Job. Reproduce every line in the listing that contains the word "this".

Information shown.
•••

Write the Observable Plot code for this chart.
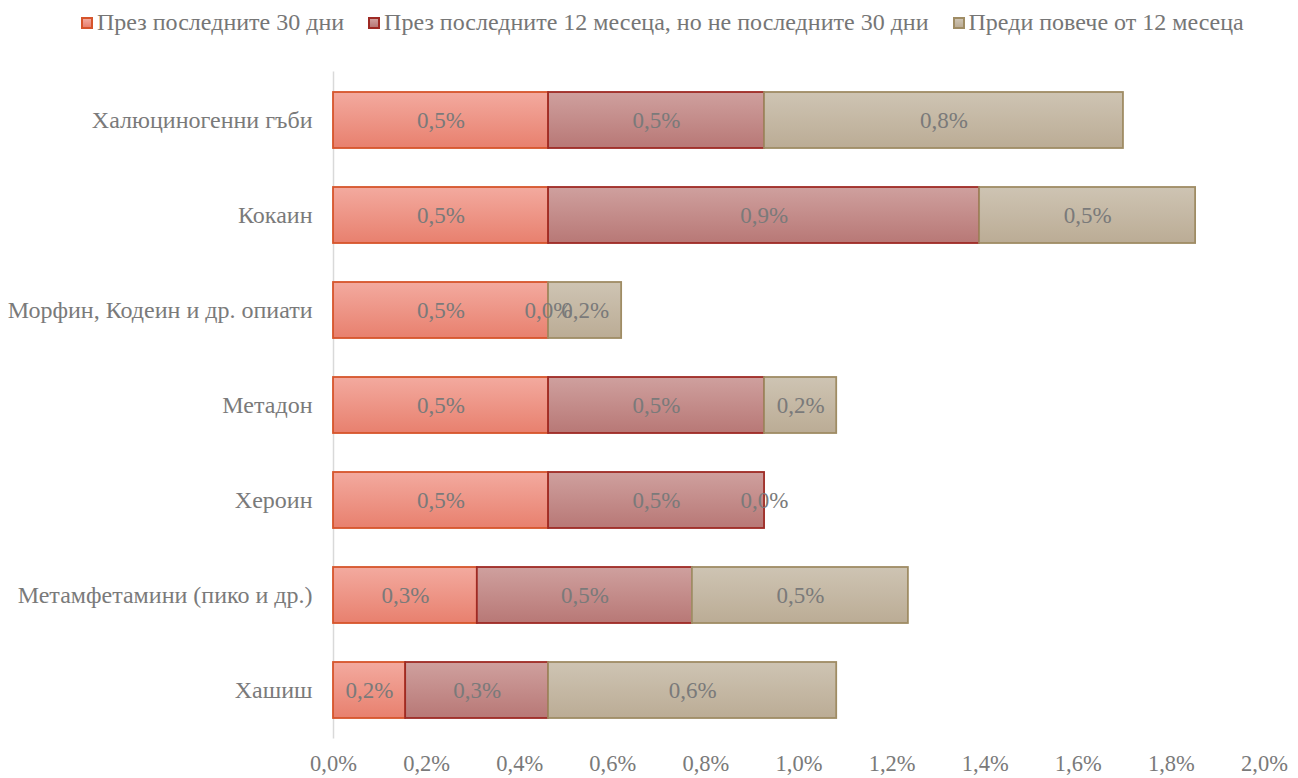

•••

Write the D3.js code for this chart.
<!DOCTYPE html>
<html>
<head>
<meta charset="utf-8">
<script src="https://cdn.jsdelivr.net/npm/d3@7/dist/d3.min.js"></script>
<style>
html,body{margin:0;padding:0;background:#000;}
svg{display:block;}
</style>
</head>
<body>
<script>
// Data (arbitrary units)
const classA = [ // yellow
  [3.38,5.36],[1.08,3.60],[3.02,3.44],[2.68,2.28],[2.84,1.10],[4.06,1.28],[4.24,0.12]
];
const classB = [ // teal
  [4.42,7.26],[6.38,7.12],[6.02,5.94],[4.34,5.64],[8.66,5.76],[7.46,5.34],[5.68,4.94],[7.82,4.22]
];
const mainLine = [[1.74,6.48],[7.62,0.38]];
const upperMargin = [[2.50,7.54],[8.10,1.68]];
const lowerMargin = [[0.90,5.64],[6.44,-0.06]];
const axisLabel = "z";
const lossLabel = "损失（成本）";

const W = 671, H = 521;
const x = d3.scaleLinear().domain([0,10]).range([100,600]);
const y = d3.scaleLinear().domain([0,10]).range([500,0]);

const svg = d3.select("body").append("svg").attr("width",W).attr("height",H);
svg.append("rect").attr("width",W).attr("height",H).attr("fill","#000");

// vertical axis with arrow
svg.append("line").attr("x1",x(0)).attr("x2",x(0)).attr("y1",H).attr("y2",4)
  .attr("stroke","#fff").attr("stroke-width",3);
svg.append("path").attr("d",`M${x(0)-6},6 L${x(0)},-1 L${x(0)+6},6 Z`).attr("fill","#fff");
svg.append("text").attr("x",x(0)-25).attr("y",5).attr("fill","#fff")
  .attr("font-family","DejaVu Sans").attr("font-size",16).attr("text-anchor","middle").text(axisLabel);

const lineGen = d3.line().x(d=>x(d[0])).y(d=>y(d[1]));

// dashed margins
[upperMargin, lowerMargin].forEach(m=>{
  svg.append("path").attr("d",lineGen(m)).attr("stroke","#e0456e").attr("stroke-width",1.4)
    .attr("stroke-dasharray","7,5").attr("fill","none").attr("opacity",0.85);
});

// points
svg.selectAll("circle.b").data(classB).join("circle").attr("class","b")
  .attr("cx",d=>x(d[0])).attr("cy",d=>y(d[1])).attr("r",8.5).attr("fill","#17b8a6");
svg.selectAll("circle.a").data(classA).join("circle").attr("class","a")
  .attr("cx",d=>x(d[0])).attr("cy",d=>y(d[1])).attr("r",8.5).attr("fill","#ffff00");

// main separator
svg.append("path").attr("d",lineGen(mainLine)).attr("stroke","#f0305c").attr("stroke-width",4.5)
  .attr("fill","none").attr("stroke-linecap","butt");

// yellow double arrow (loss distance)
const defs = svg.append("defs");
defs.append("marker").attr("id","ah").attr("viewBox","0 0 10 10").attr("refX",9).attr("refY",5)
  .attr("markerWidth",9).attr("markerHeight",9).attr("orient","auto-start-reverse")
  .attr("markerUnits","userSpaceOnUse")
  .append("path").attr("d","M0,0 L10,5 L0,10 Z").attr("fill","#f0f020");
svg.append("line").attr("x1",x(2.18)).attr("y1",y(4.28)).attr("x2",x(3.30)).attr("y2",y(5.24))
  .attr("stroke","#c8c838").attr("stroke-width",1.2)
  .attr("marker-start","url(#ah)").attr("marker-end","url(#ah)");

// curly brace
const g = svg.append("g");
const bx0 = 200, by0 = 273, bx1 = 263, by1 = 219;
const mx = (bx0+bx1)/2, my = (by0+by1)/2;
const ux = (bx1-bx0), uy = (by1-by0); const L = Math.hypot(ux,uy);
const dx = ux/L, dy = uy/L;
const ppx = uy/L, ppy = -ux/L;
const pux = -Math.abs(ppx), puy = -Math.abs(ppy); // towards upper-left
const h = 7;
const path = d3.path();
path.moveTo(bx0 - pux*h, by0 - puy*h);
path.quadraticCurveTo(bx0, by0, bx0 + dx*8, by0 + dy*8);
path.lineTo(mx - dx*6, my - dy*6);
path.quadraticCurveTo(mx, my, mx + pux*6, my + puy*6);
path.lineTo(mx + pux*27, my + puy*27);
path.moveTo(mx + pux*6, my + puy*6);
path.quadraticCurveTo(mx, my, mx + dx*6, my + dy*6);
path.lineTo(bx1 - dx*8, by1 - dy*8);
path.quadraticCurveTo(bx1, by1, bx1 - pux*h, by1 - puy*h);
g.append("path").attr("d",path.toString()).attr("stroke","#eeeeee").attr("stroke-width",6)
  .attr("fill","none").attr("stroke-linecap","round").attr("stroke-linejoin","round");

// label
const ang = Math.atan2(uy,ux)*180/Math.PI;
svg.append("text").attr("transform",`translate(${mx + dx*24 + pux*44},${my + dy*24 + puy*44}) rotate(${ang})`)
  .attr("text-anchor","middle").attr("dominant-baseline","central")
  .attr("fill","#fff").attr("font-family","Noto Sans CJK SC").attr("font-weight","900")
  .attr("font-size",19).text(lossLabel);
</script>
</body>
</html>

•••

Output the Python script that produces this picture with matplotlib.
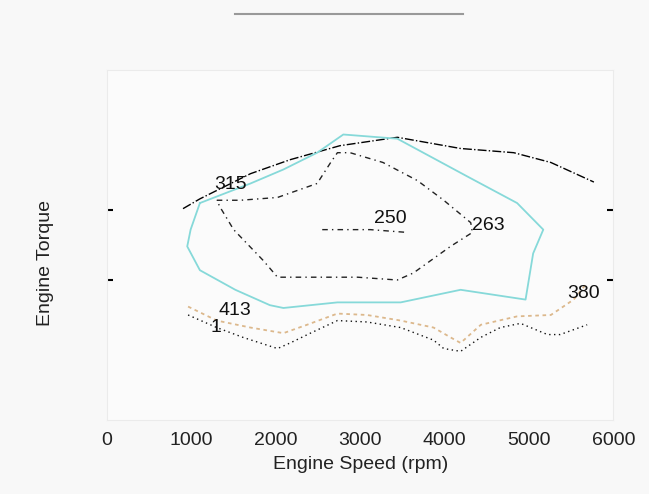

•••

Task response.
Write the Observable Plot code for this chart.
Write the D3.js code for this chart.
Output the Python script that produces this picture with matplotlib.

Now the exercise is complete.